GOAL:
Return the listing below unchanged, minus its pictures.
---- MATERIAL
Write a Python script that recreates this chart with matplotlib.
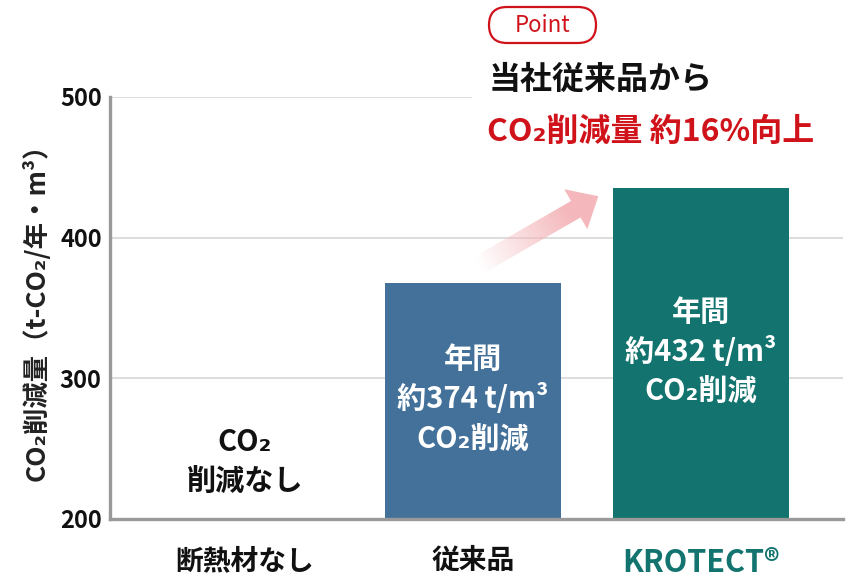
import numpy as np
import matplotlib
matplotlib.use("Agg")
import matplotlib.pyplot as plt
from matplotlib.patches import Polygon, FancyBboxPatch, Rectangle

plt.rcParams['font.family'] = ['Noto Sans CJK JP', 'DejaVu Sans']

# ---- data ----
categories = ['断熱材なし', '従来品', 'KROTECT®']
values = [0, 368, 435]
bar_labels = ['CO₂\n削減なし', '年間\n約374 t/m³\nCO₂削減', '年間\n約432 t/m³\nCO₂削減']
bar_colors = ['#ffffff', '#44719a', '#12736f']
label_colors = ['#111111', '#ffffff', '#ffffff']
tick_colors = ['#111111', '#111111', '#12736f']
yticks = [200, 300, 400, 500]
ylabel = 'CO₂削減量（t-CO₂/年・m³）'
point_text = 'Point'
title1 = '当社従来品から'
title2 = 'CO₂削減量 約16%向上'

W, H = 868, 584
fig = plt.figure(figsize=(W / 100, H / 100), dpi=100)
ax = fig.add_axes([110 / W, 1 - 519 / H, (843 - 110) / W, (519 - 97) / H])

x = np.arange(len(categories))
ax.bar(x, values, width=0.772, color=bar_colors, zorder=2)
ax.set_xlim(-0.592, 2.623)
ax.set_ylim(200, 500)
ax.set_yticks(yticks)
ax.set_yticklabels([str(v) for v in yticks], fontsize=17, fontweight='bold', color='#111111')
ax.set_xticks(x)
ax.set_xticklabels(categories, fontsize=20, fontweight='bold')
for t, c in zip(ax.get_xticklabels(), tick_colors):
    t.set_color(c)
ax.get_xticklabels()[2].set_fontsize(22)
ax.tick_params(axis='both', length=0)
ax.tick_params(axis='y', pad=6)
ax.tick_params(axis='x', pad=20)
ax.grid(axis='y', color='#dddddd', linewidth=1.4, zorder=1)
ax.set_axisbelow(True)
for s in ['top', 'right']:
    ax.spines[s].set_visible(False)
for s in ['left', 'bottom']:
    ax.spines[s].set_color('#999999')
    ax.spines[s].set_linewidth(2.4)
    ax.spines[s].set_zorder(3)

for i, (v, lab, c) in enumerate(zip(values, bar_labels, label_colors)):
    ypos = (200 + v) / 2 + 1.5 if v > 200 else 241
    ax.text(i, ypos, lab, ha='center', va='center', fontsize=21, fontweight='bold',
            color=c, linespacing=1.38, zorder=4)

fig.text(37 / W, 1 - 306 / H, ylabel, rotation=90, ha='center', va='center',
         fontsize=19, fontweight='bold', color='#222222')

# ---- overlay for decorations ----
ov = fig.add_axes([0, 0, 1, 1], zorder=5)
ov.set_xlim(0, W)
ov.set_ylim(H, 0)
ov.axis('off')
ov.patch.set_alpha(0)

ov.add_patch(Rectangle((472, 50), 390, 115, facecolor='white', edgecolor='none'))

ov.add_patch(FancyBboxPatch((489, 7), 107, 36, boxstyle='round,pad=0,rounding_size=18',
                            facecolor='white', edgecolor='#d0121b', linewidth=1.6))
ov.text(542.5, 25.5, point_text, ha='center', va='center', fontsize=16, color='#d0121b')

ov.text(489, 80, title1, ha='left', va='center', fontsize=23, fontweight='bold', color='#111111')
ov.text(487, 132, title2, ha='left', va='center', fontsize=23, fontweight='bold', color='#d0121b')

# gradient arrow
ang = np.deg2rad(30)
u = np.array([np.cos(ang), -np.sin(ang)])
n = np.array([np.sin(ang), np.cos(ang)])
M = np.array([575.8, 209.2])
tail = M - 112 * u
sw, hw, hl = 9.5, 23, 26
pts = [tail - sw * n, M - sw * n, M - hw * n, M + hl * u, M + hw * n, M + sw * n, tail + sw * n]
poly = Polygon(pts, closed=True, facecolor='none', edgecolor='none')
ov.add_patch(poly)
x0, x1, y0, y1 = 465, 610, 180, 285
gx, gy = np.meshgrid(np.linspace(x0, x1, 300), np.linspace(y0, y1, 220))
proj = (gx - tail[0]) * u[0] + (gy - tail[1]) * u[1]
alpha = np.clip(proj / 105.0, 0, 1)
img = np.zeros(gx.shape + (4,))
img[..., 0] = 0.957
img[..., 1] = 0.718
img[..., 2] = 0.737
img[..., 3] = alpha
im = ov.imshow(img, extent=(x0, x1, y1, y0), origin='upper', aspect='auto', interpolation='bilinear')
im.set_clip_path(poly)
ov.set_xlim(0, W)
ov.set_ylim(H, 0)

fig.savefig('out.png', dpi=100)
--------
ANSWER TO THE EXERCISE:
Write a Python script that recreates this chart with matplotlib.
import numpy as np
import matplotlib
matplotlib.use("Agg")
import matplotlib.pyplot as plt
from matplotlib.patches import Polygon, FancyBboxPatch, Rectangle

plt.rcParams['font.family'] = ['Noto Sans CJK JP', 'DejaVu Sans']

# ---- data ----
categories = ['断熱材なし', '従来品', 'KROTECT®']
values = [0, 368, 435]
bar_labels = ['CO₂\n削減なし', '年間\n約374 t/m³\nCO₂削減', '年間\n約432 t/m³\nCO₂削減']
bar_colors = ['#ffffff', '#44719a', '#12736f']
label_colors = ['#111111', '#ffffff', '#ffffff']
tick_colors = ['#111111', '#111111', '#12736f']
yticks = [200, 300, 400, 500]
ylabel = 'CO₂削減量（t-CO₂/年・m³）'
point_text = 'Point'
title1 = '当社従来品から'
title2 = 'CO₂削減量 約16%向上'

W, H = 868, 584
fig = plt.figure(figsize=(W / 100, H / 100), dpi=100)
ax = fig.add_axes([110 / W, 1 - 519 / H, (843 - 110) / W, (519 - 97) / H])

x = np.arange(len(categories))
ax.bar(x, values, width=0.772, color=bar_colors, zorder=2)
ax.set_xlim(-0.592, 2.623)
ax.set_ylim(200, 500)
ax.set_yticks(yticks)
ax.set_yticklabels([str(v) for v in yticks], fontsize=17, fontweight='bold', color='#111111')
ax.set_xticks(x)
ax.set_xticklabels(categories, fontsize=20, fontweight='bold')
for t, c in zip(ax.get_xticklabels(), tick_colors):
    t.set_color(c)
ax.get_xticklabels()[2].set_fontsize(22)
ax.tick_params(axis='both', length=0)
ax.tick_params(axis='y', pad=6)
ax.tick_params(axis='x', pad=20)
ax.grid(axis='y', color='#dddddd', linewidth=1.4, zorder=1)
ax.set_axisbelow(True)
for s in ['top', 'right']:
    ax.spines[s].set_visible(False)
for s in ['left', 'bottom']:
    ax.spines[s].set_color('#999999')
    ax.spines[s].set_linewidth(2.4)
    ax.spines[s].set_zorder(3)

for i, (v, lab, c) in enumerate(zip(values, bar_labels, label_colors)):
    ypos = (200 + v) / 2 + 1.5 if v > 200 else 241
    ax.text(i, ypos, lab, ha='center', va='center', fontsize=21, fontweight='bold',
            color=c, linespacing=1.38, zorder=4)

fig.text(37 / W, 1 - 306 / H, ylabel, rotation=90, ha='center', va='center',
         fontsize=19, fontweight='bold', color='#222222')

# ---- overlay for decorations ----
ov = fig.add_axes([0, 0, 1, 1], zorder=5)
ov.set_xlim(0, W)
ov.set_ylim(H, 0)
ov.axis('off')
ov.patch.set_alpha(0)

ov.add_patch(Rectangle((472, 50), 390, 115, facecolor='white', edgecolor='none'))

ov.add_patch(FancyBboxPatch((489, 7), 107, 36, boxstyle='round,pad=0,rounding_size=18',
                            facecolor='white', edgecolor='#d0121b', linewidth=1.6))
ov.text(542.5, 25.5, point_text, ha='center', va='center', fontsize=16, color='#d0121b')

ov.text(489, 80, title1, ha='left', va='center', fontsize=23, fontweight='bold', color='#111111')
ov.text(487, 132, title2, ha='left', va='center', fontsize=23, fontweight='bold', color='#d0121b')

# gradient arrow
ang = np.deg2rad(30)
u = np.array([np.cos(ang), -np.sin(ang)])
n = np.array([np.sin(ang), np.cos(ang)])
M = np.array([575.8, 209.2])
tail = M - 112 * u
sw, hw, hl = 9.5, 23, 26
pts = [tail - sw * n, M - sw * n, M - hw * n, M + hl * u, M + hw * n, M + sw * n, tail + sw * n]
poly = Polygon(pts, closed=True, facecolor='none', edgecolor='none')
ov.add_patch(poly)
x0, x1, y0, y1 = 465, 610, 180, 285
gx, gy = np.meshgrid(np.linspace(x0, x1, 300), np.linspace(y0, y1, 220))
proj = (gx - tail[0]) * u[0] + (gy - tail[1]) * u[1]
alpha = np.clip(proj / 105.0, 0, 1)
img = np.zeros(gx.shape + (4,))
img[..., 0] = 0.957
img[..., 1] = 0.718
img[..., 2] = 0.737
img[..., 3] = alpha
im = ov.imshow(img, extent=(x0, x1, y1, y0), origin='upper', aspect='auto', interpolation='bilinear')
im.set_clip_path(poly)
ov.set_xlim(0, W)
ov.set_ylim(H, 0)

fig.savefig('out.png', dpi=100)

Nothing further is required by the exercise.